Here is where the honest 7 lives. The structure of Mafia III is, more or less, the same thing over and over.

You take a district. To take a district, you damage the underboss who runs it by hitting their rackets — drugs, weapons, prostitution, whatever that corner of the city specializes in. You hit rackets by clearing out a set of enemies and destroying or seizing some objects, which baits the racket boss into the open. You kill the racket boss. Do it twice in a district, and the underboss comes out. You kill the underboss. You hand the district to one of your lieutenants. Then you drive to the next district and do it all again.

That is the game. The dressing changes — different enemies, different buildings, a different shade of the same neon — but the verb is always the same: clear the racket, kill the underboss, repeat. The first time, it’s tense and satisfying, because the gunplay underneath is solid and the stealth-or-loud choice has some bite. By the fifth district, you can feel the seams. By the tenth, you are watching a great story dole itself out as a reward for finishing chores.

It’s a real shame, because the moment-to-moment combat is good. Shooting feels weighty, the brutal stealth takedowns have impact, and driving has a satisfying 1968 heft to it. None of those systems are the problem. The problem is the repetition — the game found one loop and asked you to run it across the entire map, and a gripping revenge tale should never feel like a checklist.


Technically Rough, Then Patched

It would be dishonest to review Mafia III without mentioning the state it shipped in. At launch in October 2016, it was technically rough — frame-rate problems, a notorious 30fps cap on PC at release, bugs, pop-in, and visual inconsistency that undercut all that gorgeous atmosphere. For a game whose entire pitch is mood, stuttering through a rainy New Bordeaux night was a self-inflicted wound.

The good news for anyone buying it today: the Definitive Edition is the version to own. It bundles the three story DLC chapters — which are some of the better, more focused content in the package — and rolls in the technical fixes the original launch desperately needed. On modern hardware via backward compatibility, it runs cleanly, and the setting finally looks the way it was always meant to. If you’re starting Mafia III in 2026, start there. Do not touch the unpatched original.


The Best Soundtrack the Series Ever Had

I have buried this section on purpose, because it deserves its own moment. The licensed 1968 soundtrack in Mafia III is the best music the franchise has ever assembled, and it is not close. Over a hundred period-perfect tracks — soul, rock, blues, Motown, the lot — pour out of the car radio as you drive, and they do an enormous amount of heavy lifting.

This is the secret weapon. Half the reason New Bordeaux feels alive is that the right song is always playing at the right moment. A late-night drive across the city with the era’s music swelling is the single most evocative thing in the game, and it papers over a lot of the repetition simply by making the transitions between chores genuinely enjoyable. Put on a good headset, let the radio run, and the world sells itself.
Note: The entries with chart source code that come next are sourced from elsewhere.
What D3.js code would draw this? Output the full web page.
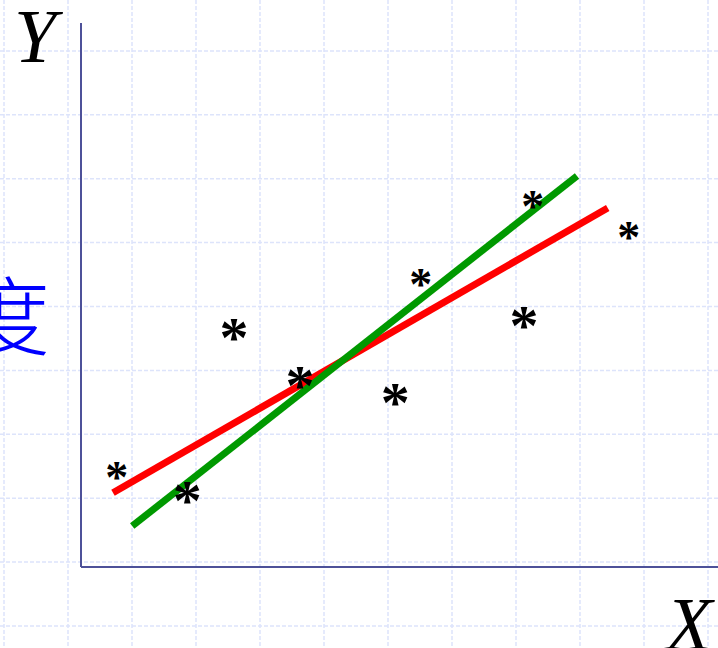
<!DOCTYPE html>
<html>
<head>
<meta charset="utf-8">
<script src="https://cdn.jsdelivr.net/npm/d3@7"></script>
<style>
  body { margin: 0; background: #fff; }
  svg { display: block; }
</style>
</head>
<body>
<div id="chart"></div>
<script>
// Sample points (x, y in grid units)
const pointX = [0.56, 1.66, 2.39, 3.42, 4.91, 5.31, 6.92, 7.06, 8.56];
const pointY = [1.47, 1.125, 3.67, 2.92, 2.66, 4.48, 3.86, 5.70, 5.22];
// big or small asterisk
const pointBig = [false, true, true, true, true, false, true, false, false];

// Fitted lines: [x0, y0, x1, y1]
const redLine = [0.50, 1.16, 8.23, 5.61];
const greenLine = [0.80, 0.64, 7.75, 6.11];

const yLabel = "Y", xLabel = "X", sideLabel = "度";

const W = 718, H = 648;
const origin = { x: 81, y: 567 };

const svg = d3.select("#chart")
              .append("svg")
              .attr("width", W)
              .attr("height", H);

// Scales: 64 px per unit
const x = d3.scaleLinear().domain([0, 10]).range([origin.x, origin.x + 640]);
const y = d3.scaleLinear().domain([0, 8.5]).range([origin.y, origin.y - 544]);

// Background grid
const grid = svg.append("g")
                .attr("stroke", "#dde4fb")
                .attr("stroke-width", 1.5)
                .attr("stroke-dasharray", "4,2");

grid.selectAll("line.v")
    .data(d3.range(4, W, 64))
    .join("line")
    .attr("class", "v")
    .attr("x1", d => d).attr("x2", d => d)
    .attr("y1", 0).attr("y2", H);

grid.selectAll("line.h")
    .data(d3.range(51 - 64, H, 63.9))
    .join("line")
    .attr("class", "h")
    .attr("y1", d => d).attr("y2", d => d)
    .attr("x1", 0).attr("x2", W);

// Axes
svg.append("line")
   .attr("x1", x(0)).attr("x2", x(0))
   .attr("y1", y(0)).attr("y2", y(8.5))
   .attr("stroke", "#4d5199")
   .attr("stroke-width", 2);

svg.append("line")
   .attr("x1", x(0)).attr("x2", W)
   .attr("y1", y(0)).attr("y2", y(0))
   .attr("stroke", "#4d5199")
   .attr("stroke-width", 2);

// Axis labels
svg.append("text")
   .attr("x", 14).attr("y", 62)
   .style("font-family", "'Liberation Serif', 'Times New Roman', serif")
   .style("font-style", "italic")
   .style("font-size", "76px")
   .text(yLabel);

svg.append("text")
   .attr("x", 666).attr("y", 650)
   .style("font-family", "'Liberation Serif', 'Times New Roman', serif")
   .style("font-style", "italic")
   .style("font-size", "76px")
   .text(xLabel);

svg.append("text")
   .attr("x", 50).attr("y", 349)
   .attr("text-anchor", "end")
   .attr("fill", "#0000ff")
   .style("font-family", "'Noto Sans CJK SC', sans-serif")
   .style("font-weight", 300)
   .style("font-size", "86px")
   .text(sideLabel);

// Fitted lines
const lineGen = d3.line().x(d => x(d[0])).y(d => y(d[1]));

svg.append("path")
   .datum([[redLine[0], redLine[1]], [redLine[2], redLine[3]]])
   .attr("d", lineGen)
   .attr("stroke", "#ff0000")
   .attr("stroke-width", 7)
   .attr("fill", "none");

svg.append("path")
   .datum([[greenLine[0], greenLine[1]], [greenLine[2], greenLine[3]]])
   .attr("d", lineGen)
   .attr("stroke", "#009900")
   .attr("stroke-width", 7)
   .attr("fill", "none");

// Asterisk points
const points = pointX.map((v, i) => ({ x: v, y: pointY[i], big: pointBig[i] }));

svg.selectAll("text.pt")
   .data(points)
   .join("text")
   .attr("class", "pt")
   .attr("text-anchor", "middle")
   .attr("x", d => x(d.x))
   .attr("y", d => y(d.y) + (d.big ? 58 : 46) * 0.43)
   .style("font-family", "'Liberation Serif', 'Times New Roman', serif")
   .style("font-weight", "bold")
   .style("font-size", d => (d.big ? 58 : 46) + "px")
   .text("*");
</script>
</body>
</html>
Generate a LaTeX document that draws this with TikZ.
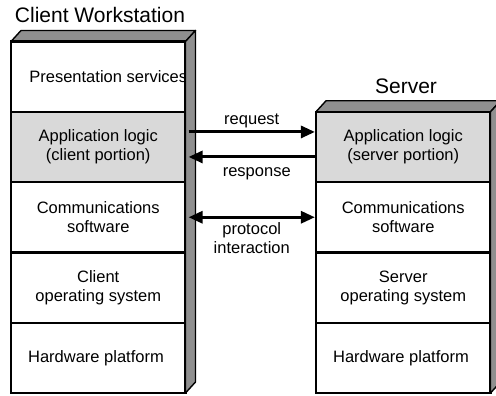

👨 The Dad Angle — When and How to Play Mafia III

Let me be clear about who this is for. Mafia III is rated M for Mature and earns every letter of it: blood, intense violence, strong language, sexual themes, and a serious, unflinching treatment of 1968-era racism. This is emphatically not a game to have running while the kids are in the room. It is an after-bedtime game, headphones on, and several sequences are genuinely heavy. Play it the way you’d watch a hard-R prestige crime drama — alone, attentively, when you have the headspace for it.

On time investment, this is where the dad math actually helps you. The main story runs roughly 25 to 30 hours, and my honest advice is to play it lean. Do the story districts, do the parts the plot pushes you toward, and resist the completionist urge to clear every last racket on the map. The repetitive content is the weakest thing here, so skipping the optional grind isn’t missing the game — it’s getting the better version of it. A focused playthrough is the good playthrough.

On the right setup, this is one of those games that lives or dies on presentation, so give it a decent display for the neon-and-rain atmosphere and, more importantly, a good headset for that soundtrack. The licensed music and the rain-soaked ambience of New Bordeaux are the reasons to be here. Treat the audio as the main event and the open-world chores as background noise, and Mafia III becomes a far more enjoyable evening.


Pros

  • 1968 New Bordeaux is the best setting the series ever built
  • Lincoln Clay's revenge arc is the franchise's strongest story
  • The best licensed period soundtrack in the entire franchise
  • Solid, weighty gunplay and brutal stealth takedowns
  • Definitive Edition bundles the DLC and fixes the launch issues

Cons

  • Repetitive open-world busywork: clear racket, kill underboss, repeat
  • Technically rough at launch (frame rate, bugs, pop-in)
  • Great story doled out slowly as a reward for tedious chores

Final Verdict

Mafia III is the most ambitious and the most flawed game in the series, and both halves of that sentence matter.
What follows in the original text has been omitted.